The Fresser

Will Ottolenghi’s home cook range spice up your life?

A new range of Middle Eastern-influenced pastes launches in Waitrose next week


For years, if you wanted to recreate Ottolenghi’s punchy, Middle Eastern-influenced flavours at home you’d have had to sign up to several hours in the kitchen. And that was after you’d spent half a day stocking up on a list of ingredients longer than a wait for a table at one of his restaurants.

All that might be about to change. From next Monday, you could be serving up the Israeli chef’s creations in as little time it takes to make a return trip to your nearest Waitrose. With less washing up.

The middle-class’s favourite supermarket, which cut ties with previous high profile chef partner, Heston Blumenthal last year, has announced the launch of a range of Ottolenghi branded pastes and relishes. Making Yotam Ottolenghi the latest high profile chef to sign up to a supermarket partnership — perhaps a rite of passage on the culinary career ladder when you reach a high enough critical mass.

In his 2022 cookbook Extra Good Things, Yotam and co-writer Noor Murad shared recipes for creating your own jars but if the supermarket range lives up to expectation, there will be no need even to do that.

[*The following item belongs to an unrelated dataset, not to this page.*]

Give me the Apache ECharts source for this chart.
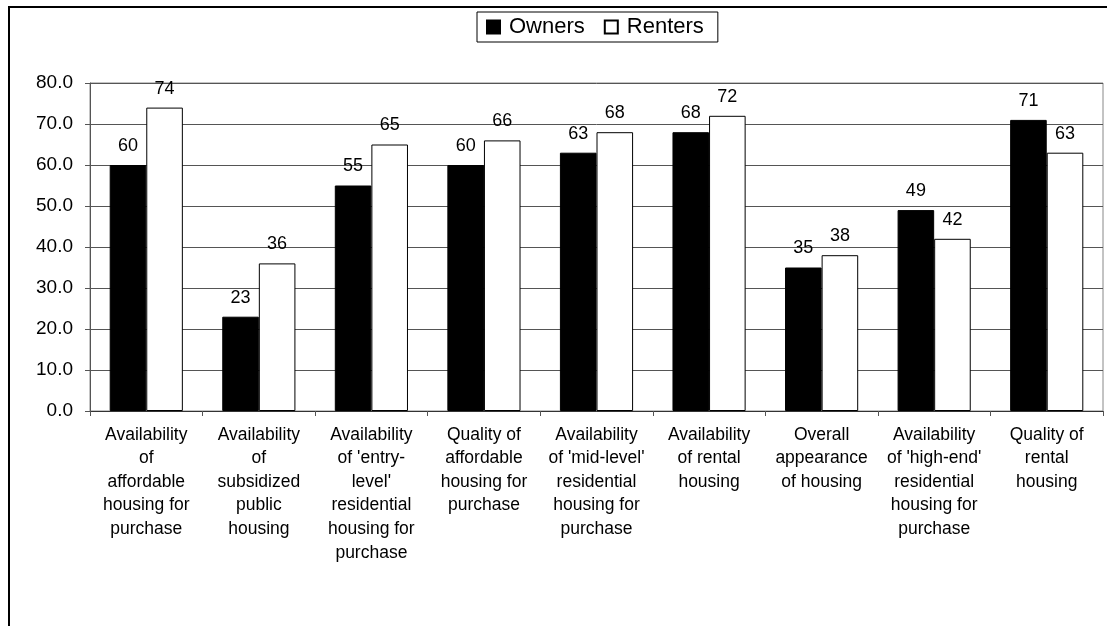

On the product list (which will also be available directly from the Ottolenghi website) are no less than three types of harissa — obviously one with pomegranate, here paired with rose and preserved lemon; a shawarma marinade and red chilli sauce. There are also several other pastes, with various flavour profiles (citrus and spice/Aleppo ‘and other chillies’/citrus and spice) each intended to ‘Ottolenghify’ your home cooking. They’ll be priced between £3.95 and £5.00.

Yotam Ottolenghi said he had ‘always been super eager to get our flavours onto people's dinner plates nationwide, not just in London, without having to cook it from scratch every single time’ and shared that he already uses the range himself: “…the pasta sauce already features heavily in my home kitchen, when no one is looking.”

Whether the other jars will prove to be a shortcut to those famed flavours is yet to be seen (and tasted) but I’m sure post-Pesach, a trail of Northwest London home cooks will be beating a trail to their nearest branch to get their hands on a jar or two — myself included.